I Wanted A Threesome... Until I Actually Had One
I wouldn’t consider myself bisexual, mostly because I’m not into labels, but I would say that there have been occasions where I’ve found myself sexually attracted to both the same and opposite sex. And if I’m being honest, a threesome with a man and a woman was on my sexual bucket list ever since I became sexually active.
Maybe it’s because I can’t get off to porn unless it’s lesbian porn, leading me to want to be with a woman sexually. Or maybe I wanted this combo because the idea of a threesome involving two men makes me, personally, feel like a sack of potatoes being passed around. (Too much testosterone for me, but absolutely zero judgment if this is what floats your boat. You do you, boo.) But for whatever reason, having a threesome with a man and a woman seemed like it would be a good mix of both worlds.

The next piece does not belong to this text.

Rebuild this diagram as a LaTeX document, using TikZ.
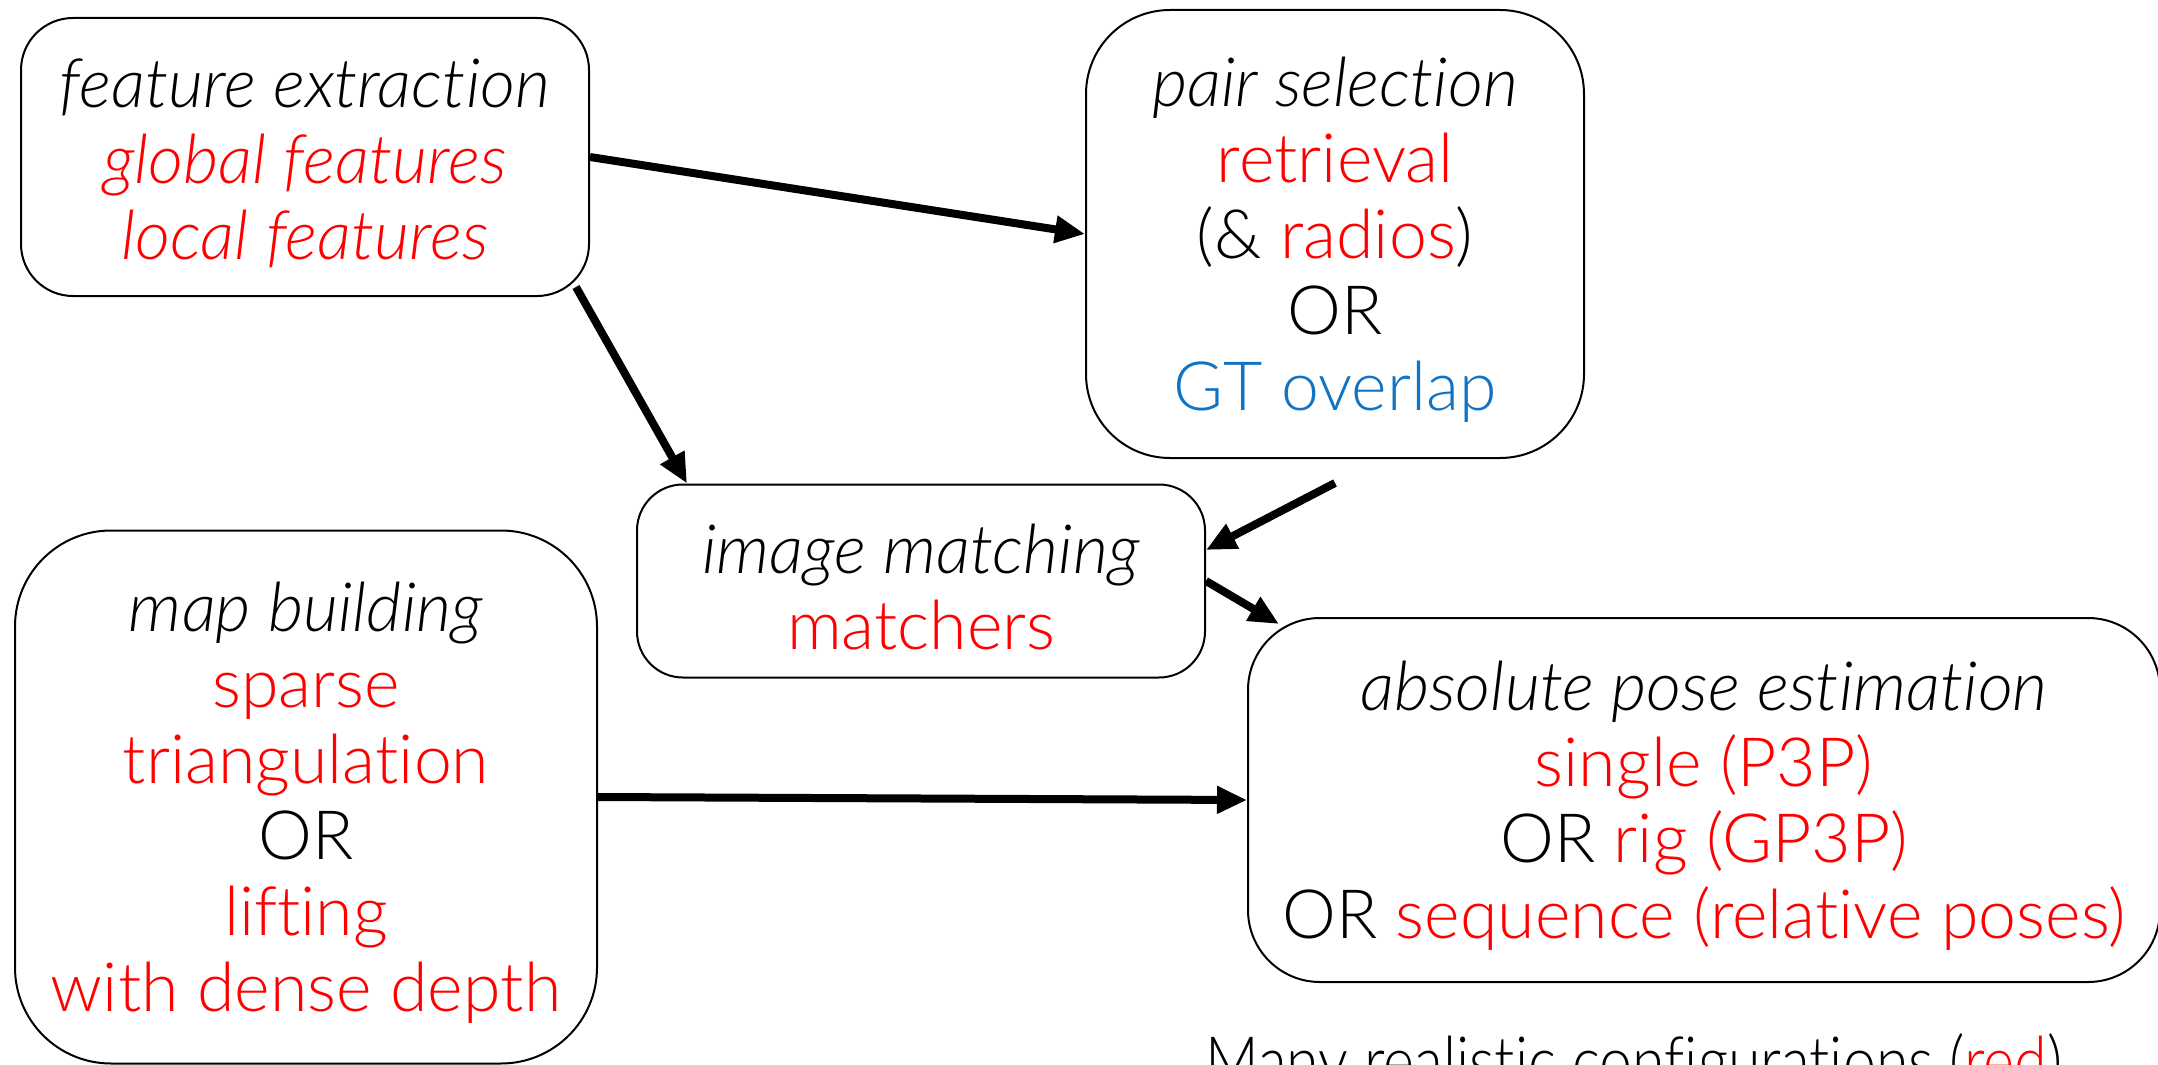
\documentclass[tikz,border=0pt]{standalone}
\usepackage{fontspec}
\setmainfont{Lato Light}[ItalicFont={Lato Light Italic}, Ligatures=NoCommon]
\newfontfamily\notefont{Lato Light}[FakeStretch=0.87, Ligatures=NoCommon]
\usetikzlibrary{arrows.meta,calc}
\definecolor{hl}{RGB}{255,0,0}
\definecolor{gt}{RGB}{16,115,195}
% italic title line of a stage; the strut gives the block a little extra head room
\newcommand\stagehead[1]{\rule{0pt}{30.5pt}\textit{#1}}
\tikzset{
  stage/.style={draw=black, line width=1pt, fill=white, align=center, inner sep=0pt,
    font=\fontsize{34}{38}\selectfont},
  flow/.style={line width=4pt, -{Triangle[length=15pt,width=13pt]}},
}
\begin{document}
\begin{tikzpicture}[x=0.5pt,y=-0.5pt]
\useasboundingbox (0,0) rectangle (2158,1065);
\clip (0,0) rectangle (2158,1065);

% pipeline stages
\node[stage, minimum width=284pt, minimum height=139pt, rounded corners=26pt] (fe) at (305,157)
  {\stagehead{feature extraction}\\ \textcolor{hl}{\textit{global features}}\\ \textcolor{hl}{\textit{local features}}};
\node[stage, minimum width=249pt, minimum height=224pt, rounded corners=42pt] (ps) at (1335,234)
  {\stagehead{pair selection}\\ \textcolor{hl}{retrieval}\\ (\& \textcolor{hl}{radios})\\ OR\\ \textcolor{gt}{GT overlap}};
\node[stage, minimum width=284pt, minimum height=96.5pt, rounded corners=23pt] (im) at (921,581)
  {\stagehead{image matching}\\ \textcolor{hl}{matchers}};
\node[stage, minimum width=291pt, minimum height=266.5pt, rounded corners=48pt] (mb) at (306,797)
  {\stagehead{map building}\\ \textcolor{hl}{sparse}\\ \textcolor{hl}{triangulation}\\ OR\\ \textcolor{hl}{lifting}\\ \textcolor{hl}{with dense depth}};
\node[stage, minimum width=456pt, minimum height=182pt, rounded corners=36pt] (ape) at (1704,800)
  {\stagehead{absolute pose estimation}\\ \textcolor{hl}{single (P3P)}\\ OR \textcolor{hl}{rig (GP3P)}\\ OR \textcolor{hl}{sequence (relative poses)}};

% caption
\node[font=\notefont\fontsize{34}{38}\selectfont, anchor=base, inner sep=0pt] (note) at (1634,1085)
  {Many realistic configurations (\textcolor{hl}{red})};

% connectors
\coordinate (psout) at ($(ps.south)+(0,24)$);
\draw[flow] (fe.east) -- (ps.west);
\draw[flow] ($(fe.south east)+(-14,-10)$) -- ($(im.north west)+(51,0)$);
\draw[flow] (psout) -- ($(im.east)+(0,-31)$);
\draw[flow] (im.east) -- ($(ape.north west)+(32,7)$);
\draw[flow] (mb.east) -- (ape.west);
\end{tikzpicture}
\end{document}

Little did I know, I’m actually not a fan of threesomes, and I know this due to the horr-ib-le one I had over 5 years ago.
It was a Saturday, and I had spent my night with some co-workers getting rip-roaring drunk. (Do not recommend.) My then-boyfriend was at his house, where he too had been drinking with some friends and watching a new HBO series. As I was walking to his house where a co-worker was spending the night with me, already having hinted at the idea of a threesome to her, my liquid-courage allowed me to bluntly ask, “So, would you, like, be down for a threesome?”
I knew she was bisexual, and I was bi-curious. But still, I was so incredibly nervous as to what her response would be. I wanted her to know this was purely about having a good time. And I didn’t want her to feel like she was taken advantage of. Most importantly, I didn’t want our co-working relationship to be harmed by something that was casual. But I was just the right amount of drunk to just let it be whatever it was going to be.
To my relief and somewhat-surprise, she was all about the idea of this three-way one-night-stand and asked, “How about tonight?”
Well, okay then.
We stumbled to my boyfriend’s house, where he had just fallen into his peaceful, whiskey slumber. He and I had talked about the idea of a threesome in the past, but we’d never acted on it or ever planned it. Although, judging from our past conversations, I knew that he would be down for one with the right person.
As I made my way up the stairs, taking much longer than it should have, I woke him up with my proposal: “Hey, babe. Do you want to have a threesome?” I asked.
Clearly, he had higher standards than I believed, because his first question was, “With who?”
I told him who, as he already was familiar with her from my work, and he expressed that he thought it would be fun. I went back downstairs to grab some water and tell her it was “on,” and he pulled out a box of condoms before we both made our way to the bedroom.
To be frank, I was so drunk that I couldn’t even tell you how we started. All I know is, it started… it happened… and it was nothing like I’d expected.
Maybe it’s because I’d rather be dominated in the bedroom, and they both gave me the reigns out of complete respect for me. Perhaps it’s because while she was having sex with my boyfriend, which honestly, did not bother me a bit, I sat there feeling like, “Uhhhh… WTF am I supposed to do with my hands?… I guess I’ll just go fuck myself then… literally.”
Or maybe, just maybe, it’s as simple as this: I don’t like threesomes in the way that I believed I would.
I’ve been with women before, but this was different. And even with the alcohol, it was still so damn weird to me. I’m not one to hold back between the sheets. If I bump heads with you during sex and it makes me giggle, I’m going to giggle. I’ll talk when I want to, and I’m not about to fake an orgasm just to be nice.
But this woman, as wonderful as she was at work, was just too damn extra in the bedroom. As she was beginning to orgasm, she started screaming, LOUDLY screaming, “IMMA SQUIRT! IMMA SQUIRT! IMMA SQUIRT!”
Now, I’ve only “squirted” one time in my entire life. And when it happened, I was not a fan. Like, WTF just gushed out of me like the Niagara Falls?! Call me an asshole, even though I’m truthfully not, but I started dying of laughter. I just could not help it.
Then she started screaming with even more umph to her voice, “OHHHH, YEAHHHHH! SMACK IT! SMACK IT! SMACK IT!”
*lifts up my fingers to tap her crotch in a scared manner*
Thank God, it was then that she started laughing at me too. Then my boyfriend began cracking up with us as well. We were all naked and rolling with the drunken giggles. And we decided at this point, this threesome has gone on for long enough.
We went downstairs, made a quick meal, ate it together and resumed our night without any more three-way canoodling. She slept downstairs, we slept upstairs.
That was that. And it was then that I decided, no more threesomes for me.